VoIP call quality is going down the tubes, or so says a recent study by Brix Networks, which found that one out of every five VoIP calls is of unacceptable quality.
"It was a real head snap," said John Burnham, Brix Networks' marketing vice president. "It really did surprise us."
Brix has been asking VoIP users -- residential, business and consumers -- to test their call quality free of charge at the TestYourVoIP.com voice quality testing portal.
Since March 2004, more than one million VoIP users tested their systems' call quality through the portal. Of those one million calls, about 20% were considered low quality and therefore unacceptable. Around the same time last year, only about 15% of VoIP calls were considered to be of unacceptable quality, according to Kaynam Hedayat, Brix Networks' CTO.
Brix tested VoIP call quality by calculating a Mean Opinion Score (MOS) that rates calls on a scale of one to five, with one being bad and five being excellent. Calls with a MOS of 3.6 or better are typically regarded as having satisfactory quality. Overall, only about 81% of calls tested achieved a MOS of 3.6 or better, which Brix dubbed Acceptable Call Quality (ACQ).

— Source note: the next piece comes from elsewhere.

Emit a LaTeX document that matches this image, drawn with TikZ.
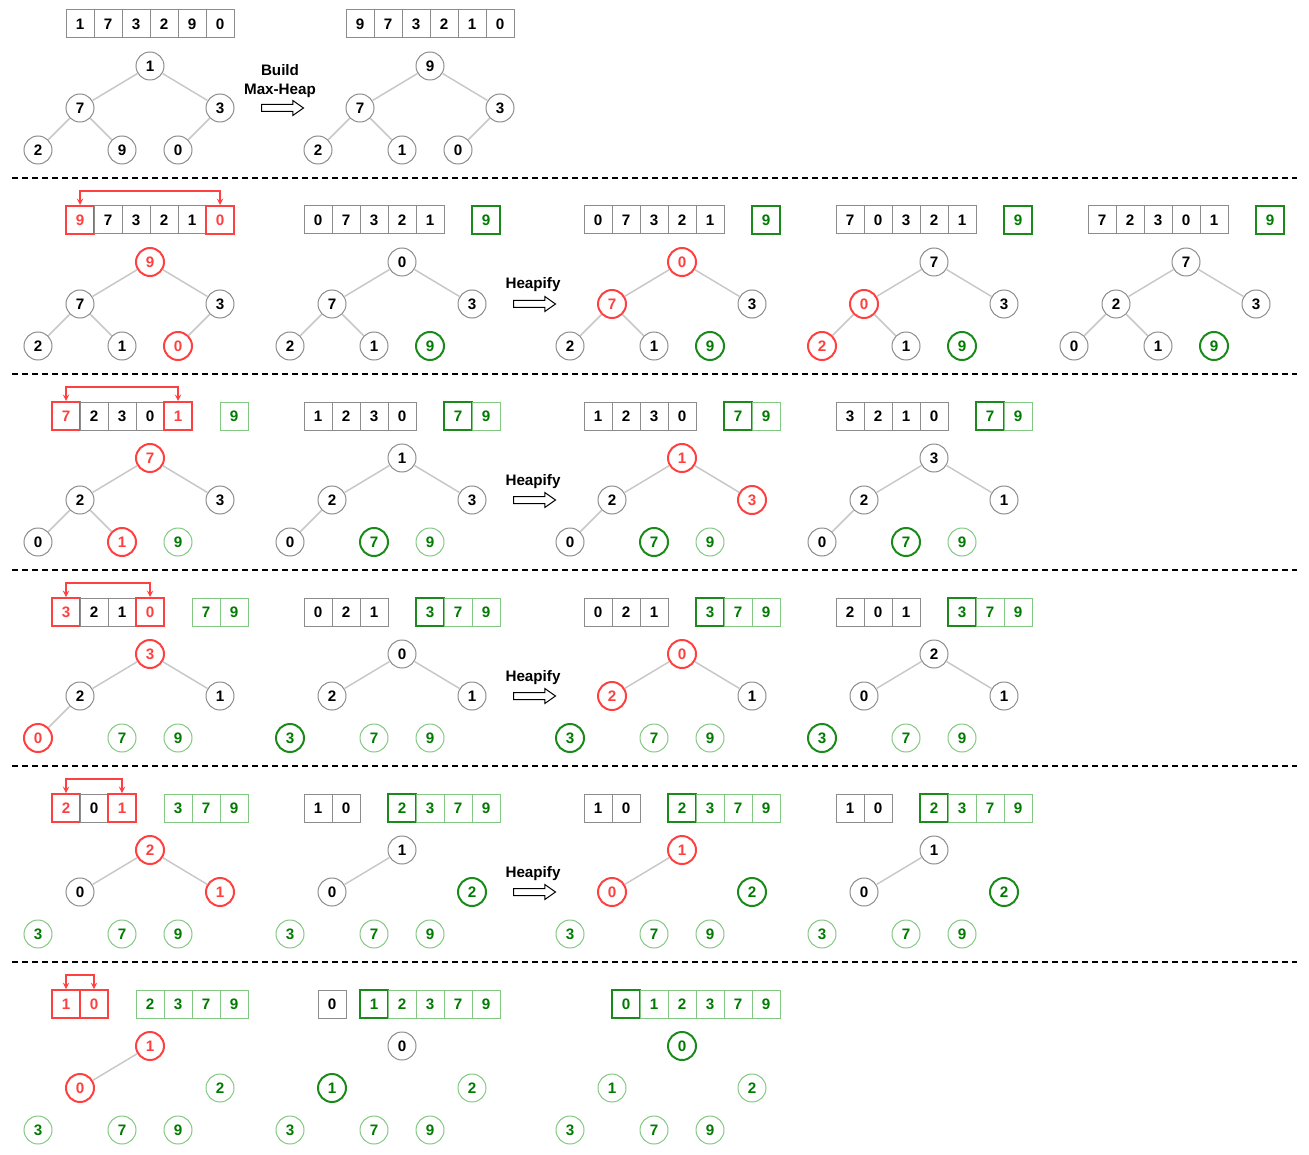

In 2005, roughly 82% of calls tested had acceptable quality; that slipped to 80% in the first half of 2006.
One theory for the slide in overall call quality is the complexity of applications being run over the Internet and IP networks, Hedayat said. Adding in video and a host of other downloadable applications slows down voice packets, resulting in call degradation.
Hedayat said that VoIP service providers now must focus more closely on why quality is slipping.
"For long-term sustainability, providers of [VoIP] will need to concentrate on the root causes of call quality degradation, including late packet discards, lost packets and round-trip voice latency," he said.
Along with maintaining the testing sites, Brix Networks makes VoIP monitoring products for enterprises and service providers.
Yankee Group vice president Zeus Kerravala said most enterprise users need not worry about call quality degradation because many run VoIP over their own networks, but call quality could plummet for companies using hosted services or services where the hosting company doesn't own the network.
"I think there's a lot of truth to that," Kerravala said of the overall slide in call quality. Most users run some sort of instant messaging service, file sharing software and video, while also using voice. That can destroy call quality and introduce latency and jitter.
"People are using the network for more things," he said, later adding that "this is going to become a bigger issue" as more services are piled onto the network.
Kerravala said that while adding bandwidth is one solution, carriers may also want to start charging more to prioritize voice traffic in order to ensure quality.
"The reason it's a problem now is because nothing's prioritized," he said. "But no one's really trying to address that yet."